Unified frameworks are often accompanied by theoretical analysis and rigorous empirical studies:

• Information-Theoretic Bounds: CoIFNet derives mutual information lower bounds showing that joint optimization of imputation and forecasting strictly tightens predictive information retention relative to two-stage pipelines (Tang et al., 16 Jun 2025).
• Parameter Efficiency and Scalability: Prompt-based methods (UniCast) require only ∼0.5–6.7% parameter overhead relative to the backbone, and converge within a few epochs. KAIROS and Timer-XL demonstrate near-constant inference runtime for non-autoregressive architectures as forecast horizon grows, versus linear scaling for AR models (Park et al., 16 Aug 2025, Ding et al., 2 Oct 2025, Liu et al., 2024).
• Ablation and Benchmarking Depth: Comprehensive multi-task and multi-dataset studies confirm framework advantages across diverse domains—energy, finance, traffic, climate—averaging up to 55/80 leaderboard wins in large-scale public benchmarks (Lee et al., 27 Dec 2025, Park et al., 16 Aug 2025).

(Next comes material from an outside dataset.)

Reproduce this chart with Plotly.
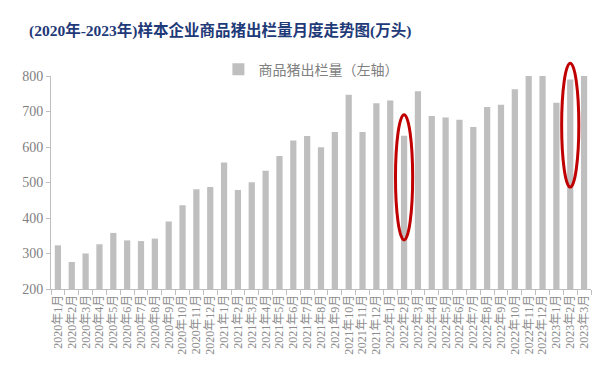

The unified structure enables analytic ablation (e.g., location and length of prompts, cross-modal contribution, segmental head choices) and reveals generalization strategies (e.g., prompt length stability, robust expert routing, gating for frequency preservation).

6. Practical Deployment and Design Guidelines

Implementation of unified forecasting frameworks is supported by systematic recommendations:

• Design Principles: Choose backbone models supporting prompt-injection, freeze pre-trained encoder weights, and train only lightweight adaptation parameters (Park et al., 16 Aug 2025).
• Task Extension: For new modalities, define prompt length, insert at all encoder layers, and use simple projection layers for embedding alignment.
• Operationalization: Follow unified preprocessing (e.g., window standardization, paired context alignment), use batchwise and epochwise convergence monitoring, and employ multi-metric evaluation with bounded, interpretable metrics such as NICEᵏ (Voyant et al., 2 Aug 2025).
• Scalability: Frameworks are compatible with single-GPU training for midscale backbones, and memory or compute overhead is bounded.

Unified approaches can be extended to additional tasks—control, anomaly detection, imputation—by direct architectural adaptation and without redesigning the core optimization loop.

7. Impact and Limitations

Unified forecasting frameworks have enabled state-of-the-art results across a variety of forecasting regimes and domains:

• Impact: Empirical studies demonstrate significant improvements in accuracy, robustness, and efficiency over heterogeneous baselines. For instance, parameter-efficient multimodal models (UniCast) and joint imputation-forecasting networks (CoIFNet) have set new performance standards in their domains.
• Limitations: Reliance on high-quality multimodal context, lack of explicit contrastive alignment losses, potential for modality-specific preprocessing, and the need for scalable attention or context selection at extreme dataset sizes are recognized constraints. Some frameworks require carefully chosen hyperparameters and may exhibit performance plateaus as capacity is scaled.
• Directions for Future Work: Research targets include extending architectures to richer modality sets, hierarchical or multi-resolution patching, and unified support for imputation, anomaly scoring, or other sequential tasks.

Unified frameworks represent the current frontier in robust, general-purpose, and extensible forecasting, consolidating algorithmic design, empirical evaluation, and operational best practices into synergistic architectural paradigms (Park et al., 16 Aug 2025, Lee et al., 27 Dec 2025, Bączek et al., 2023, Voyant et al., 2 Aug 2025, Zhang et al., 8 Dec 2025, Shou, 6 Aug 2025, Xie et al., 2017, Tang et al., 16 Jun 2025, Khanna et al., 18 Aug 2025, Liu et al., 2024, Green et al., 2024, Ding et al., 2 Oct 2025, Zhang et al., 2020, Chen et al., 2022, Wang et al., 2022, Gao et al., 1 Feb 2025).